What unites these riders: an ultra-solid technical foundation forged from a young age in Japan’s indoor skateparks, an extraordinary contest discipline, and an ability to perform under pressure that recalls the approach of classic high-level athletes. Japanese skateboarding is no longer a curiosity — it’s the benchmark.
Gonzalez and South America in Ambush
If Japan dominates with its consistency, South America explodes with its creativity. Jhanka Gonzalez, Colombia, Creature Skateboards, Vans — achieved a double podium finish this weekend. Second in qualifiers. First in the Independent Best Trick. That’s the definition of a perfect weekend.
Behind him, Filipe Mota (Brazil) in third place in qualifiers, and Matias Dell Olio (Argentina) in fifth. Three South American countries in the top 5 of one of the circuit’s most selective contests. Ten years ago, that would have seemed inconceivable. Colombian, Brazilian, Argentinian skateboarding has structured itself in just a few years — skateparks, local sponsors, federal programs — and the return on investment is immediate.

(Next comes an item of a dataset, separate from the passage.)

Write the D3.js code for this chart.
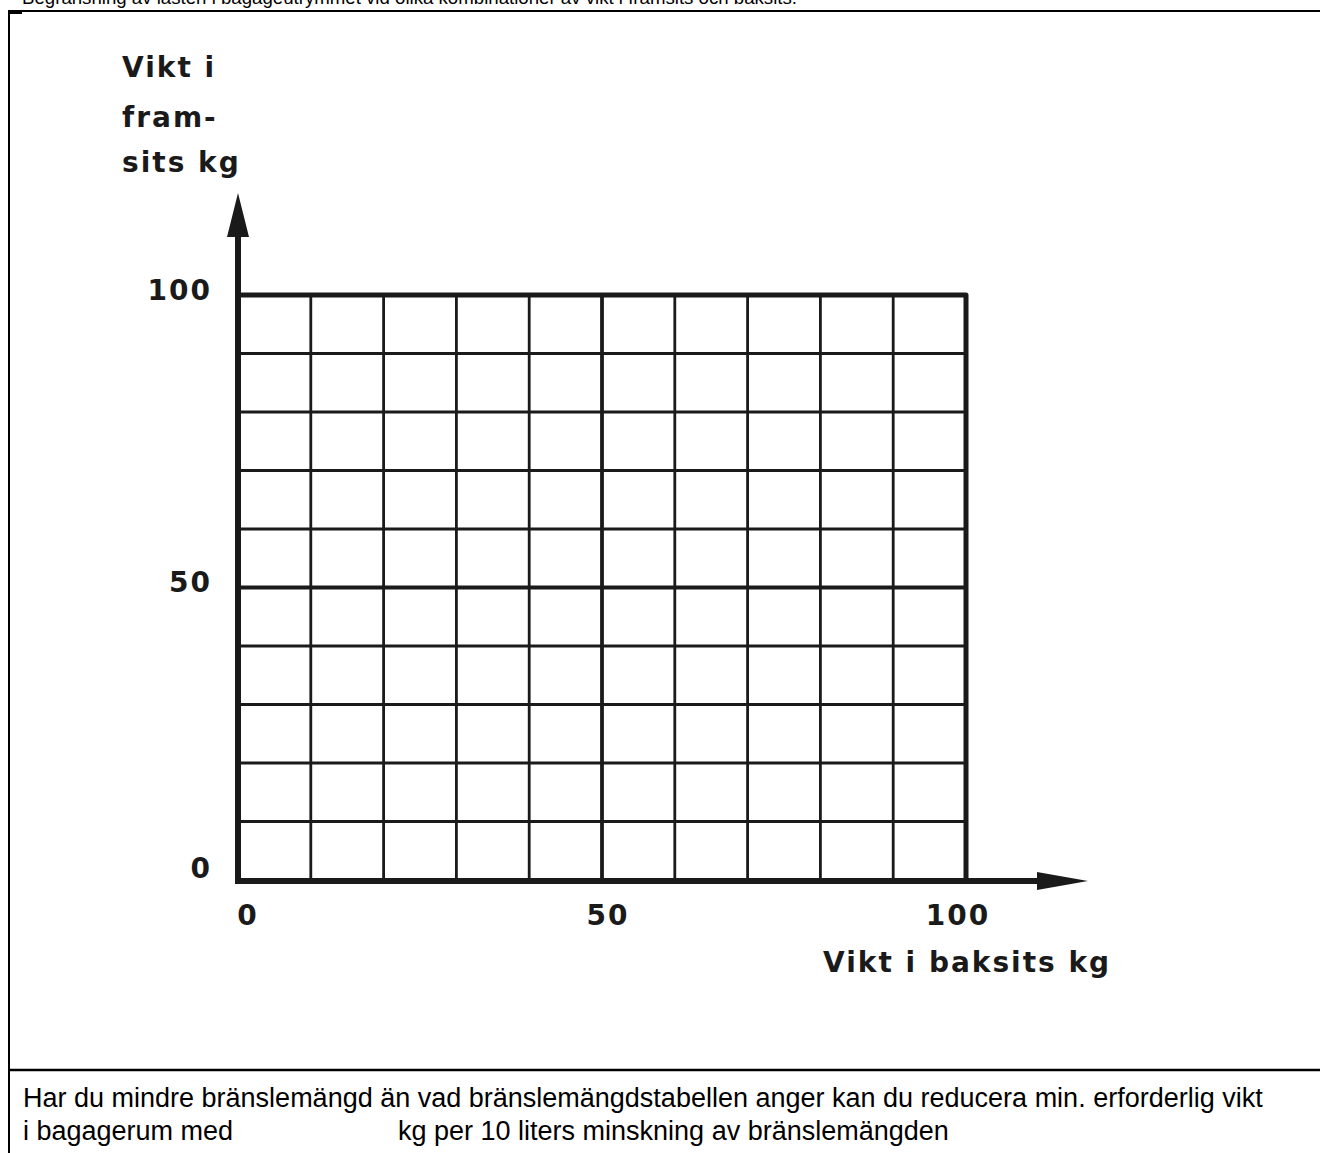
<!DOCTYPE html>
<html>
<head>
<meta charset="utf-8">
<script src="https://cdn.jsdelivr.net/npm/d3@7"></script>
<style>
	body { margin: 0; background: #fff; }
	svg { display: block; }
	.chart-text { font-family: "DejaVu Sans", sans-serif; font-weight: bold; fill: #1a1a1a; letter-spacing: 2px; }
	.note { font-family: "Liberation Sans", Arial, sans-serif; fill: #000; }
</style>
</head>
<body>
<div id="chart"></div>
<script>
var titleText = "Begränsning av lasten i bagageutrymmet vid olika kombinationer av vikt i framsits och baksits.";
var yTitleLines = ["Vikt i", "fram-", "sits kg"];
var xTitle = "Vikt i baksits kg";
var xTicks = [0, 50, 100];
var yTicks = [0, 50, 100];
var gridValues = [10, 20, 30, 40, 60, 70, 80, 90];
var midValues = [50];
var noteLine1 = "Har du mindre bränslemängd än vad bränslemängdstabellen anger kan du reducera min. erforderlig vikt";
var noteLine2a = "i bagagerum med";
var noteLine2b = "kg per 10 liters minskning av bränslemängden";

var width = 1320, height = 1153;
var ink = "#1a1a1a";

var svg = d3.select("#chart").append("svg")
	.attr("width", width)
	.attr("height", height);

var x = d3.scaleLinear().domain([0, 100]).range([238, 966]);
var y = d3.scaleLinear().domain([0, 100]).range([880, 295]);

// title, mostly cut off at the top edge
svg.append("text")
	.attr("class", "note")
	.attr("x", 22)
	.attr("y", 3.5)
	.attr("font-size", 19)
	.attr("textLength", 775)
	.attr("lengthAdjust", "spacingAndGlyphs")
	.text(titleText);

// frame
svg.append("path")
	.attr("d", "M9,1153 V11 H1320")
	.attr("fill", "none")
	.attr("stroke", "#000")
	.attr("stroke-width", 2);
svg.append("rect")
	.attr("x", 8).attr("y", 10).attr("width", 14).attr("height", 4)
	.attr("fill", "#000");
svg.append("line")
	.attr("x1", 8).attr("x2", width)
	.attr("y1", 1070).attr("y2", 1070)
	.attr("stroke", "#000")
	.attr("stroke-width", 2.5);

// grid
var grid = svg.append("g").attr("stroke", ink).attr("fill", "none");
grid.selectAll("line.v")
	.data(gridValues)
	.enter()
	.append("line")
	.attr("class", "v")
	.attr("x1", function(d) { return x(d); })
	.attr("x2", function(d) { return x(d); })
	.attr("y1", y(0))
	.attr("y2", y(100))
	.attr("stroke-width", 2.8);
grid.selectAll("line.h")
	.data(gridValues)
	.enter()
	.append("line")
	.attr("class", "h")
	.attr("x1", x(0))
	.attr("x2", x(100))
	.attr("y1", function(d) { return y(d); })
	.attr("y2", function(d) { return y(d); })
	.attr("stroke-width", 2.8);
grid.selectAll("line.mv")
	.data(midValues)
	.enter()
	.append("line")
	.attr("x1", function(d) { return x(d); })
	.attr("x2", function(d) { return x(d); })
	.attr("y1", y(0))
	.attr("y2", y(100))
	.attr("stroke-width", 3.8);
grid.selectAll("line.mh")
	.data(midValues)
	.enter()
	.append("line")
	.attr("x1", x(0))
	.attr("x2", x(100))
	.attr("y1", function(d) { return y(d); })
	.attr("y2", function(d) { return y(d); })
	.attr("stroke-width", 3.8);

// outer edges at 100
grid.append("path")
	.attr("d", "M" + x(0) + "," + y(100) + " H" + x(100) + " V" + y(0))
	.attr("stroke-width", 5)
	.attr("stroke-linejoin", "round");

// axes with arrows
var axes = svg.append("g");
axes.append("line")
	.attr("x1", x(0)).attr("x2", x(0))
	.attr("y1", y(0) + 3).attr("y2", 232)
	.attr("stroke", ink)
	.attr("stroke-width", 6);
axes.append("path")
	.attr("d", "M" + (x(0) - 11) + ",237 L" + x(0) + ",193 L" + (x(0) + 11) + ",237 Z")
	.attr("fill", ink);
axes.append("line")
	.attr("x1", x(0) - 3).attr("x2", 1042)
	.attr("y1", y(0) + 1).attr("y2", y(0) + 1)
	.attr("stroke", ink)
	.attr("stroke-width", 6);
axes.append("path")
	.attr("d", "M1037," + (y(0) - 8) + " L1088," + (y(0) + 1) + " L1037," + (y(0) + 10) + " Z")
	.attr("fill", ink);

// tick labels
var yLabelDy = { 0: -2, 50: 4, 100: 5 };
svg.selectAll("text.ylab")
	.data(yTicks)
	.enter()
	.append("text")
	.attr("class", "chart-text ylab")
	.attr("x", 212)
	.attr("y", function(d) { return y(d) + yLabelDy[d]; })
	.attr("text-anchor", "end")
	.attr("font-size", 28)
	.text(function(d) { return d; });

var xLabelDx = { 0: 10, 50: 6, 100: -8 };
svg.selectAll("text.xlab")
	.data(xTicks)
	.enter()
	.append("text")
	.attr("class", "chart-text xlab")
	.attr("x", function(d) { return x(d) + xLabelDx[d]; })
	.attr("y", 925)
	.attr("text-anchor", "middle")
	.attr("font-size", 28)
	.text(function(d) { return d; });

// axis titles
svg.selectAll("text.ytitle")
	.data(yTitleLines)
	.enter()
	.append("text")
	.attr("class", "chart-text ytitle")
	.attr("x", 122)
	.attr("y", function(d, i) { return [77, 127, 172][i]; })
	.attr("font-size", 28)
	.text(function(d) { return d; });

svg.append("text")
	.attr("class", "chart-text")
	.attr("x", 823)
	.attr("y", 972)
	.attr("font-size", 28)
	.text(xTitle);

// note below the chart
svg.append("text")
	.attr("class", "note")
	.attr("x", 23)
	.attr("y", 1107)
	.attr("font-size", 27)
	.text(noteLine1);
svg.append("text")
	.attr("class", "note")
	.attr("x", 23)
	.attr("y", 1140)
	.attr("font-size", 27)
	.text(noteLine2a);
svg.append("text")
	.attr("class", "note")
	.attr("x", 398)
	.attr("y", 1140)
	.attr("font-size", 27)
	.text(noteLine2b);
</script>
</body>
</html>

Skateboarding has become a global sport in every sense of the word. The United States still has Ishod Wair (4th, solid, immense) but the historic American domination of Tampa Pro belongs to another era.
Giraud on the Best Trick Podium, but Europe Falls Behind
Aurélien Giraud is the only European to make it onto the podium this weekend. Third in the Independent Best Trick — a great performance, a clean trick on a technical obstacle, the signature of a rider who knows how to find his moment. But in the street qualifiers, he finished 24th out of 61. Not qualified for the semi-finals.
This isn’t a criticism. Giraud is one of the best riders of his generation, an Olympic medalist, the skipper of the French scene. But the level has risen everywhere, and Europe hasn’t yet produced the same density of contest riders as Asia or South America. A professional deck is no longer enough — the training system around the rider makes all the difference.
The question now is: will European skateboarding reorganize itself to produce circuit riders, or will it stick to its street / free skateboarding culture, which is its true identity? Both paths are valid. But if France wants medals at the Los Angeles 2028 Olympics, it’s going to have to speed up.
Tampa 2026 said what it had to say. The rest is up to the riders.